* _YOUR GOAL_
Return all of the data exactly, with nothing left out but the pictures.

* _INFORMATION SUPPLIED_
* Begin *

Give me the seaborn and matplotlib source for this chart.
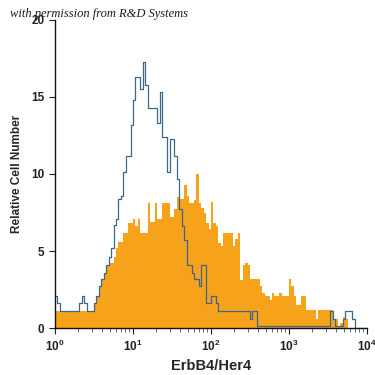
import numpy as np
import matplotlib
matplotlib.use("Agg")
import matplotlib.pyplot as plt
import seaborn as sns
from matplotlib.ticker import LogLocator, NullFormatter

sns.set_style("ticks")
plt.rcParams['font.family'] = ['Liberation Sans Narrow', 'Liberation Sans', 'DejaVu Sans']

# 128 channels spread over 4 decades (10^0 .. 10^4)
n_bins = 128
decades = (0, 4)

# isotype control (outline)
control_counts = [
    2.1, 1.6, 1.1, 1.1, 1.1, 1.1, 1.1, 1.1, 1.1, 1.1,
    1.6, 2.1, 1.6, 1.1, 1.1, 1.1, 1.6, 2.1, 2.7, 3.2,
    3.6, 4.1, 4.6, 5.2, 6.7, 7.1, 8.4, 8.6, 10.1, 11.2,
    11.2, 13.2, 14.8, 16.3, 16.3, 15.5, 17.3, 15.8, 14.3, 14.3,
    14.3, 14.3, 13.3, 15.3, 12.4, 12.4, 10.1, 12.3, 12.3, 11.2,
    9.7, 7.7, 6.6, 5.7, 4.1, 4.1, 3.6, 3.2, 3.2, 2.7,
    4.1, 4.1, 1.6, 1.6, 2.1, 2.1, 1.6, 1.1, 1.1, 1.1,
    1.1, 1.1, 1.1, 1.1, 1.1, 1.1, 1.1, 1.1, 1.1, 1.1,
    0.6, 1.1, 1.1, 0.1, 0.1, 0.1, 0.1, 0.1, 0.1, 0.1,
    0.1, 0.1, 0.1, 0.1, 0.1, 0.1, 0.1, 0.1, 0.1, 0.1,
    0.1, 0.1, 0.1, 0.1, 0.1, 0.1, 0.1, 0.1, 0.1, 0.1,
    0.1, 0.1, 0.1, 1.1, 0.6, 0.1, 0.1, 0.1, 0.6, 1.1,
    1.1, 1.1, 0.6, 0.0, 0.0, 0.0, 0.0, 0.0,
]

# ErbB4/Her4 stained cells (filled)
stained_counts = [
    1.1, 1.1, 1.1, 1.1, 1.1, 1.1, 1.1, 1.1, 1.1, 1.1,
    1.1, 1.1, 1.1, 1.1, 1.1, 1.1, 1.6, 2.1, 2.7, 3.2,
    3.6, 4.1, 4.2, 4.2, 4.6, 5.2, 5.6, 5.6, 6.2, 6.2,
    6.8, 6.8, 7.1, 6.6, 7.1, 6.2, 6.2, 6.2, 8.1, 6.9,
    6.9, 8.1, 7.1, 7.1, 8.1, 8.1, 8.1, 7.2, 7.2, 7.7,
    8.5, 8.4, 8.4, 9.3, 8.6, 8.1, 8.1, 8.3, 10.0, 8.1,
    7.8, 7.5, 6.8, 6.4, 8.2, 6.8, 6.6, 5.5, 5.3, 6.2,
    6.2, 6.2, 6.2, 5.3, 5.8, 6.2, 3.1, 4.1, 4.2, 4.1,
    3.2, 3.2, 3.2, 3.2, 2.7, 2.3, 2.1, 2.1, 1.8, 2.3,
    2.1, 2.1, 2.3, 2.1, 2.1, 2.1, 3.2, 2.7, 2.1, 1.5,
    1.5, 2.1, 2.1, 1.2, 1.2, 1.2, 1.2, 0.6, 1.2, 1.2,
    1.2, 1.2, 1.2, 1.2, 0.6, 0.6, 0.1, 0.3, 0.7, 0.6,
    0.0, 0.0, 0.0, 0.0, 0.0, 0.0, 0.0, 0.0,
]

y_ticks = [0, 5, 10, 15, 20]
x_label = "ErbB4/Her4"
y_label = "Relative Cell Number"
credit = "with permission from R&D Systems"

orange = "#F7A21B"
blue = "#3A6888"

# channel centres in data units
edges = np.linspace(decades[0], decades[1], n_bins + 1)
centers = 10 ** ((edges[:-1] + edges[1:]) / 2)

fig = plt.figure(figsize=(3.75, 3.75), dpi=100)
ax = fig.add_axes([0.1467, 0.1253, 0.832, 0.8214])

sns.histplot(x=centers, weights=stained_counts, bins=n_bins, binrange=decades,
             log_scale=True, element="step", fill=True, color=orange,
             alpha=1, linewidth=0, ax=ax)
sns.histplot(x=centers, weights=control_counts, bins=n_bins, binrange=decades,
             log_scale=True, element="step", fill=False, color=blue,
             linewidth=0.9, ax=ax)

ax.set_xlim(1, 1e4)
ax.set_ylim(0, 20)
ax.set_yticks(y_ticks)
ax.xaxis.set_major_locator(LogLocator(base=10, numticks=10))
ax.xaxis.set_minor_locator(LogLocator(base=10, subs=np.arange(2, 10), numticks=10))
ax.xaxis.set_minor_formatter(NullFormatter())
ax.tick_params(axis="both", which="major", length=4, width=0.8, labelsize=8.5, colors="#222222")
ax.tick_params(axis="x", which="minor", length=3, width=0.6, color="#555555")
for lab in ax.get_xticklabels() + ax.get_yticklabels():
    lab.set_fontweight("bold")

ax.set_xlabel(x_label, fontsize=10.5, fontweight="bold", labelpad=4)
ax.set_ylabel(y_label, fontsize=8.5, fontweight="bold", labelpad=6)
sns.despine(ax=ax)
for side in ["left", "bottom"]:
    ax.spines[side].set_linewidth(1.0)
    ax.spines[side].set_color("#111111")

fig.text(0.027, 0.955, credit, fontsize=9, style="italic",
         family=["Liberation Serif", "DejaVu Serif"], color="#1a1a2a")

plt.savefig("out.png", dpi=100)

* End *

* _EXERCISE ANSWER_
Give me the seaborn and matplotlib source for this chart.
import numpy as np
import matplotlib
matplotlib.use("Agg")
import matplotlib.pyplot as plt
import seaborn as sns
from matplotlib.ticker import LogLocator, NullFormatter

sns.set_style("ticks")
plt.rcParams['font.family'] = ['Liberation Sans Narrow', 'Liberation Sans', 'DejaVu Sans']

# 128 channels spread over 4 decades (10^0 .. 10^4)
n_bins = 128
decades = (0, 4)

# isotype control (outline)
control_counts = [
    2.1, 1.6, 1.1, 1.1, 1.1, 1.1, 1.1, 1.1, 1.1, 1.1,
    1.6, 2.1, 1.6, 1.1, 1.1, 1.1, 1.6, 2.1, 2.7, 3.2,
    3.6, 4.1, 4.6, 5.2, 6.7, 7.1, 8.4, 8.6, 10.1, 11.2,
    11.2, 13.2, 14.8, 16.3, 16.3, 15.5, 17.3, 15.8, 14.3, 14.3,
    14.3, 14.3, 13.3, 15.3, 12.4, 12.4, 10.1, 12.3, 12.3, 11.2,
    9.7, 7.7, 6.6, 5.7, 4.1, 4.1, 3.6, 3.2, 3.2, 2.7,
    4.1, 4.1, 1.6, 1.6, 2.1, 2.1, 1.6, 1.1, 1.1, 1.1,
    1.1, 1.1, 1.1, 1.1, 1.1, 1.1, 1.1, 1.1, 1.1, 1.1,
    0.6, 1.1, 1.1, 0.1, 0.1, 0.1, 0.1, 0.1, 0.1, 0.1,
    0.1, 0.1, 0.1, 0.1, 0.1, 0.1, 0.1, 0.1, 0.1, 0.1,
    0.1, 0.1, 0.1, 0.1, 0.1, 0.1, 0.1, 0.1, 0.1, 0.1,
    0.1, 0.1, 0.1, 1.1, 0.6, 0.1, 0.1, 0.1, 0.6, 1.1,
    1.1, 1.1, 0.6, 0.0, 0.0, 0.0, 0.0, 0.0,
]

# ErbB4/Her4 stained cells (filled)
stained_counts = [
    1.1, 1.1, 1.1, 1.1, 1.1, 1.1, 1.1, 1.1, 1.1, 1.1,
    1.1, 1.1, 1.1, 1.1, 1.1, 1.1, 1.6, 2.1, 2.7, 3.2,
    3.6, 4.1, 4.2, 4.2, 4.6, 5.2, 5.6, 5.6, 6.2, 6.2,
    6.8, 6.8, 7.1, 6.6, 7.1, 6.2, 6.2, 6.2, 8.1, 6.9,
    6.9, 8.1, 7.1, 7.1, 8.1, 8.1, 8.1, 7.2, 7.2, 7.7,
    8.5, 8.4, 8.4, 9.3, 8.6, 8.1, 8.1, 8.3, 10.0, 8.1,
    7.8, 7.5, 6.8, 6.4, 8.2, 6.8, 6.6, 5.5, 5.3, 6.2,
    6.2, 6.2, 6.2, 5.3, 5.8, 6.2, 3.1, 4.1, 4.2, 4.1,
    3.2, 3.2, 3.2, 3.2, 2.7, 2.3, 2.1, 2.1, 1.8, 2.3,
    2.1, 2.1, 2.3, 2.1, 2.1, 2.1, 3.2, 2.7, 2.1, 1.5,
    1.5, 2.1, 2.1, 1.2, 1.2, 1.2, 1.2, 0.6, 1.2, 1.2,
    1.2, 1.2, 1.2, 1.2, 0.6, 0.6, 0.1, 0.3, 0.7, 0.6,
    0.0, 0.0, 0.0, 0.0, 0.0, 0.0, 0.0, 0.0,
]

y_ticks = [0, 5, 10, 15, 20]
x_label = "ErbB4/Her4"
y_label = "Relative Cell Number"
credit = "with permission from R&D Systems"

orange = "#F7A21B"
blue = "#3A6888"

# channel centres in data units
edges = np.linspace(decades[0], decades[1], n_bins + 1)
centers = 10 ** ((edges[:-1] + edges[1:]) / 2)

fig = plt.figure(figsize=(3.75, 3.75), dpi=100)
ax = fig.add_axes([0.1467, 0.1253, 0.832, 0.8214])

sns.histplot(x=centers, weights=stained_counts, bins=n_bins, binrange=decades,
             log_scale=True, element="step", fill=True, color=orange,
             alpha=1, linewidth=0, ax=ax)
sns.histplot(x=centers, weights=control_counts, bins=n_bins, binrange=decades,
             log_scale=True, element="step", fill=False, color=blue,
             linewidth=0.9, ax=ax)

ax.set_xlim(1, 1e4)
ax.set_ylim(0, 20)
ax.set_yticks(y_ticks)
ax.xaxis.set_major_locator(LogLocator(base=10, numticks=10))
ax.xaxis.set_minor_locator(LogLocator(base=10, subs=np.arange(2, 10), numticks=10))
ax.xaxis.set_minor_formatter(NullFormatter())
ax.tick_params(axis="both", which="major", length=4, width=0.8, labelsize=8.5, colors="#222222")
ax.tick_params(axis="x", which="minor", length=3, width=0.6, color="#555555")
for lab in ax.get_xticklabels() + ax.get_yticklabels():
    lab.set_fontweight("bold")

ax.set_xlabel(x_label, fontsize=10.5, fontweight="bold", labelpad=4)
ax.set_ylabel(y_label, fontsize=8.5, fontweight="bold", labelpad=6)
sns.despine(ax=ax)
for side in ["left", "bottom"]:
    ax.spines[side].set_linewidth(1.0)
    ax.spines[side].set_color("#111111")

fig.text(0.027, 0.955, credit, fontsize=9, style="italic",
         family=["Liberation Serif", "DejaVu Serif"], color="#1a1a2a")

plt.savefig("out.png", dpi=100)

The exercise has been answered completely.